2014年8月18日月曜日

世界を恐慌から救う救世主

BRICSとは、もともとは米国の投資銀行ゴールドマンーサックスが作った造語である。中・長期的に高い経済成長が期待できる有望市場として四力国に注目した、発音の歯切れのよい呼び名だった。だが、経済力にとどまらず、四力国がグループとして政治的な影響力もつかもうとする意図が表れ始めている。それは「G4」を作ってみせたブラジルのしたたかな動きの中にもうかがえる。本番の十一月の金融サミットでは、インドのシン首相もブラジルに口調を合わせた。日米欧の先進国が中心のG8体制について「時代の要請を満たすには十分ではない」と断言。一方、ロシアのメドページェフ大統領は、国際金融システムの改革は、G7やG8ではなく、G20の場で議論すべきだと提案した。

 ロシアはG8にもG20にも参加する立場だが、あえてブラジルなど新興国の側に寄った姿勢を示したことになる。日米欧が今後は十分な指導力を発揮できないと読んだうえで、経済外交の舵を微妙に新興国との共同歩調の路線に転換したと解釈することもできる。だが、新興四力国の中で最も強烈に世界に存在感を印象づけたのは、中国だった。サミット開催の直前に、北京の中国政府は総額四兆元(約五十七兆円)にも上る内需の喚起策を発表。需要が落ち込む日米欧に代わって世界を恐慌から救う救世主を自ら演じて見せた。

 中国政府が挙げた公共投資の対象は、中低所得者向けの住宅、農村インフラ、鉄道など交通インフラの整備のほか、医療、教育事業の拡充、環境対策、ハイテク産業の振興など。さらに四川省の大地震の震災復興事業や所得が低い農村部の振興策、税制改革による減税措置、商業銀行の融資規制の緩和も加え、合わせて十分野の総合的な内需刺激策とした。日米欧の各国政府は、こうした中国の政策について金融サミットの前に相談や根回しを受けていたわけではない。中国は先進国から強制されたわけでも、要請されたわけでもない。中国独自の判断で、世界経済を案じ、世界のために中国が取るべき対策を講じたという形をつくって見せたわけだ。

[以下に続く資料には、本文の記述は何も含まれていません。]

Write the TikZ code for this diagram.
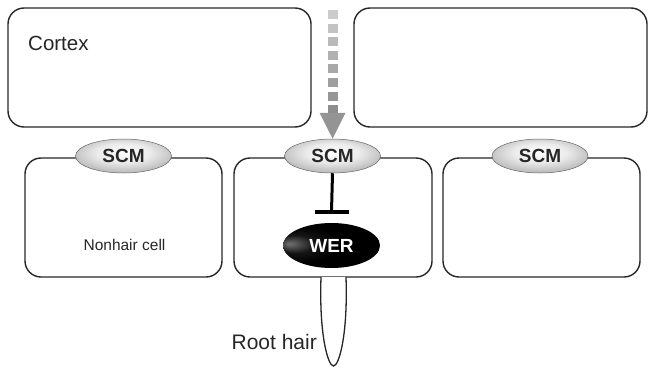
\documentclass[tikz,border=0pt]{standalone}
\usepackage{fontspec}
\setmainfont{Liberation Sans}
\usetikzlibrary{shapes.geometric,calc}
\pgfdeclareradialshading{scmshade}{\pgfpoint{0bp}{6bp}}{%
  color(0bp)=(white); color(14bp)=(white!92!black); color(30bp)=(black!30);
  color(42bp)=(black!52); color(50bp)=(black!75); color(70bp)=(black!80)}
\pgfdeclareradialshading{wershade}{\pgfpoint{-22bp}{2bp}}{%
  color(0bp)=(black!55); color(10bp)=(black!92); color(20bp)=(black); color(70bp)=(black)}
\begin{document}
\begin{tikzpicture}[x=1pt,y=-1pt,
  cell/.style={draw=black!85, line width=1.4pt, rounded corners=16pt, minimum height=119pt, inner sep=0pt},
  scm/.style={ellipse, minimum width=96pt, minimum height=34pt, inner sep=0pt, draw=black!60, line width=0.5pt,
    shading=scmshade, font=\fontsize{19}{19}\selectfont\bfseries, text=black!85},
  wer/.style={ellipse, minimum width=97pt, minimum height=45pt, inner sep=0pt, shading=wershade, text=white,
    font=\fontsize{19}{19}\selectfont\bfseries},
  lbl/.style={inner sep=0pt, text=black!85}
]
\useasboundingbox (0,0) rectangle (653,367);
% cells
\node[cell, minimum width=303pt] (ctxL) at (159.5,67.5) {};
\node[cell, minimum width=293pt] (ctxR) at (500.5,67.5) {};
\node[cell, minimum width=197pt] (cellL) at (123.5,217.5) {};
\node[cell, minimum width=198pt] (cellM) at (333,217.5) {};
\node[cell, minimum width=197pt] (cellR) at (541.5,217.5) {};
% root hair
\coordinate (hairL) at (321,277);
\coordinate (hairR) at (346,277);
\coordinate (hairT) at (333.5,366);
\draw[draw=black!85, line width=1.3pt, fill=white] (hairL) .. controls (319,335) and (328,366) .. (hairT)
  .. controls (339,366) and (348,335) .. (hairR);
% SCM
\node[scm] (scmL) at (123.5,156) {SCM};
\node[scm] (scmM) at (332.5,156) {SCM};
\node[scm] (scmR) at (540,156) {SCM};
% WER
\node[wer] (wer) at (331.5,245.5) {WER};
% signal arrow
\coordinate (sig) at (333,10);
\foreach \i in {0,...,7}{
  \pgfmathsetmacro{\c}{20+\i*3.5}
  \fill[black!\c] ($(sig)+(-5,\i*13.6)$) rectangle ++(10,9);
}
\fill[black!42] ($(scmM.north)+(-13,-26)$) -- ($(scmM.north)+(13,-26)$) -- (scmM.north) -- cycle;
% inhibition
\coordinate (bar) at ($(wer.north)+(0,-11)$);
\draw[black, line width=3pt] (scmM.south) -- (bar);
\draw[black, line width=4pt] ($(bar)+(-17,0)$) -- ($(bar)+(17,0)$);
% labels
\node[lbl, anchor=west, font=\fontsize{20.5}{20.5}\selectfont] (cortex) at (28,43) {Cortex};
\node[lbl, font=\fontsize{15.5}{15.5}\selectfont] (nonhair) at (124.5,245) {Nonhair cell};
\node[lbl, anchor=east, font=\fontsize{21}{21}\selectfont] (roothair) at (317,342) {Root hair};
\end{tikzpicture}
\end{document}
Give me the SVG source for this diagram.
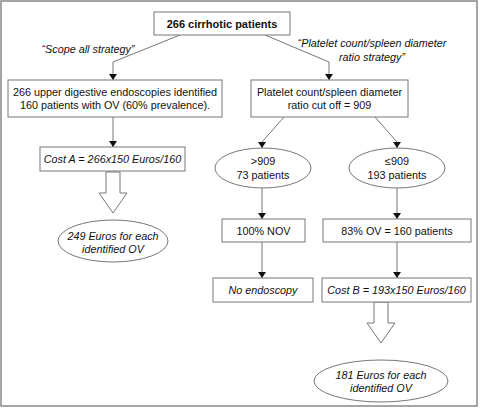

 「中国は国際金融市場の安定化において重要な責務を担った」。新華社通信が報じた胡錦濤主席の自信満々の発言が、中国の自負を裏付けている。世界銀行も中国政府による内需拡大、景気刺激策がGDPの伸びに貢献することを認めた。世銀は○八年十一月末に発表した「中国経済季報」の中で、二〇〇九年の中国の成長率を七・五%前後と予測している。ゼロ%もしくはマイナス成長が見込まれる先進国と比べれば、中国が「頼りがいがある存在」に見えるのは当然かもしれない。もはや一枚岩ではない。では、歴史的な国際会議の内幕はどうなのか。金融サミットに事務方として参加した日本政府の幹部は会議の実態をこう解説する。

 「G20が新しい枠組みだといっても、それは名前ばかりだ。実際に会議の中で機能しているのは日米欧だけ。共同宣言や行動計画などの文書を練り上げる作業は、ほとんどG7の官僚が徹夜でこなした。新興国の政府は金融に関する政策の知識もノウハウもなく、先進国の議論についてこられなかった」実態は確かにそうなのかもしれない。とはいえ、今のグローバル経済の現実を見れば、「主役」だった日米欧の力の相対的な衰えは明らかだ。世界の経済成長への先進国の寄与度は全体の約三分の一まで落ちている。